- _INFORMATION PROVIDED_:
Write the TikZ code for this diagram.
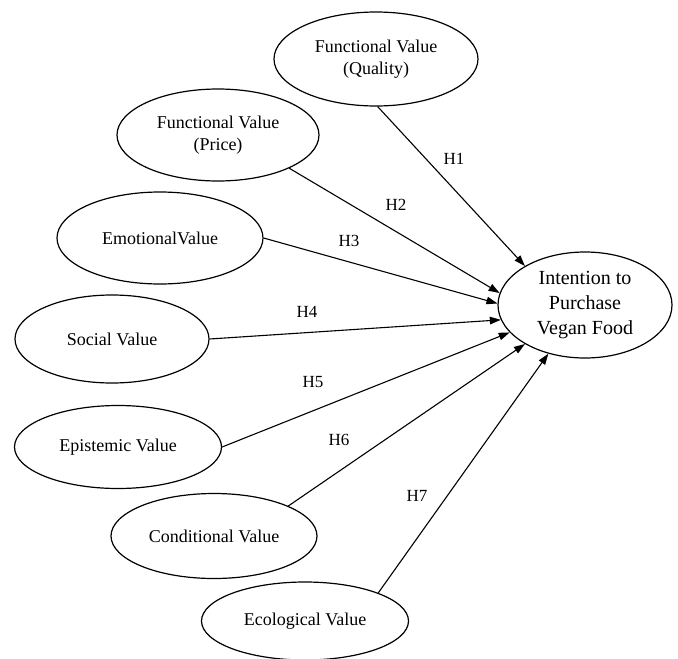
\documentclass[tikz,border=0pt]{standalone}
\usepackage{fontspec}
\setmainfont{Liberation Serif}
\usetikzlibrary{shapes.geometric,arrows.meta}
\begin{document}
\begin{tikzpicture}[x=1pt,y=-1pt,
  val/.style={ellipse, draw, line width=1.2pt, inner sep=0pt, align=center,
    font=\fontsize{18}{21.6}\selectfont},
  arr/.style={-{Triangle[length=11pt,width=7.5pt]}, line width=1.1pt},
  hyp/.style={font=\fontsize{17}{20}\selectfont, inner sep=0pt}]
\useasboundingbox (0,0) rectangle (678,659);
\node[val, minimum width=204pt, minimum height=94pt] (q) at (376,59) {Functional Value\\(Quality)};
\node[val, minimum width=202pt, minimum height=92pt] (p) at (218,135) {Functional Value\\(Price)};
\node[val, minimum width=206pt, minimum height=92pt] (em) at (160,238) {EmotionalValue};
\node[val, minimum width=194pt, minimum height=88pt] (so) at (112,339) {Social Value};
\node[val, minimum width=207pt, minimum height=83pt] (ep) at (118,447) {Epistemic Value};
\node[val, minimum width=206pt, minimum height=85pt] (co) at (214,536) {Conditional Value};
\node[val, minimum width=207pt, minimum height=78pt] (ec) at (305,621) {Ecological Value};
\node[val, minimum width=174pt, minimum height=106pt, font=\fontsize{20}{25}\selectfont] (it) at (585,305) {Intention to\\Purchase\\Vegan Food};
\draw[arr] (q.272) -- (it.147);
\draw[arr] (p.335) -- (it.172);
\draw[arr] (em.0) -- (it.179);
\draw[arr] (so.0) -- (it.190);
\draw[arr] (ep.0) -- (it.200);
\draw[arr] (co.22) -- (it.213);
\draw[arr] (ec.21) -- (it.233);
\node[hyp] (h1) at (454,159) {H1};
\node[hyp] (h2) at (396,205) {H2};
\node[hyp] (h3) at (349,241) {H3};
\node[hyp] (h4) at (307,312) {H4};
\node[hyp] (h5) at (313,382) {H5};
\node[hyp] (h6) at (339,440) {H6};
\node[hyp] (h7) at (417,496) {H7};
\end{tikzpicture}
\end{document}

- _WHAT TO DO_: Reproduce each line word for word and drop the pictures.

- _RESULT OF THE EXERCISE_:
Write the TikZ code for this diagram.
\documentclass[tikz,border=0pt]{standalone}
\usepackage{fontspec}
\setmainfont{Liberation Serif}
\usetikzlibrary{shapes.geometric,arrows.meta}
\begin{document}
\begin{tikzpicture}[x=1pt,y=-1pt,
  val/.style={ellipse, draw, line width=1.2pt, inner sep=0pt, align=center,
    font=\fontsize{18}{21.6}\selectfont},
  arr/.style={-{Triangle[length=11pt,width=7.5pt]}, line width=1.1pt},
  hyp/.style={font=\fontsize{17}{20}\selectfont, inner sep=0pt}]
\useasboundingbox (0,0) rectangle (678,659);
\node[val, minimum width=204pt, minimum height=94pt] (q) at (376,59) {Functional Value\\(Quality)};
\node[val, minimum width=202pt, minimum height=92pt] (p) at (218,135) {Functional Value\\(Price)};
\node[val, minimum width=206pt, minimum height=92pt] (em) at (160,238) {EmotionalValue};
\node[val, minimum width=194pt, minimum height=88pt] (so) at (112,339) {Social Value};
\node[val, minimum width=207pt, minimum height=83pt] (ep) at (118,447) {Epistemic Value};
\node[val, minimum width=206pt, minimum height=85pt] (co) at (214,536) {Conditional Value};
\node[val, minimum width=207pt, minimum height=78pt] (ec) at (305,621) {Ecological Value};
\node[val, minimum width=174pt, minimum height=106pt, font=\fontsize{20}{25}\selectfont] (it) at (585,305) {Intention to\\Purchase\\Vegan Food};
\draw[arr] (q.272) -- (it.147);
\draw[arr] (p.335) -- (it.172);
\draw[arr] (em.0) -- (it.179);
\draw[arr] (so.0) -- (it.190);
\draw[arr] (ep.0) -- (it.200);
\draw[arr] (co.22) -- (it.213);
\draw[arr] (ec.21) -- (it.233);
\node[hyp] (h1) at (454,159) {H1};
\node[hyp] (h2) at (396,205) {H2};
\node[hyp] (h3) at (349,241) {H3};
\node[hyp] (h4) at (307,312) {H4};
\node[hyp] (h5) at (313,382) {H5};
\node[hyp] (h6) at (339,440) {H6};
\node[hyp] (h7) at (417,496) {H7};
\end{tikzpicture}
\end{document}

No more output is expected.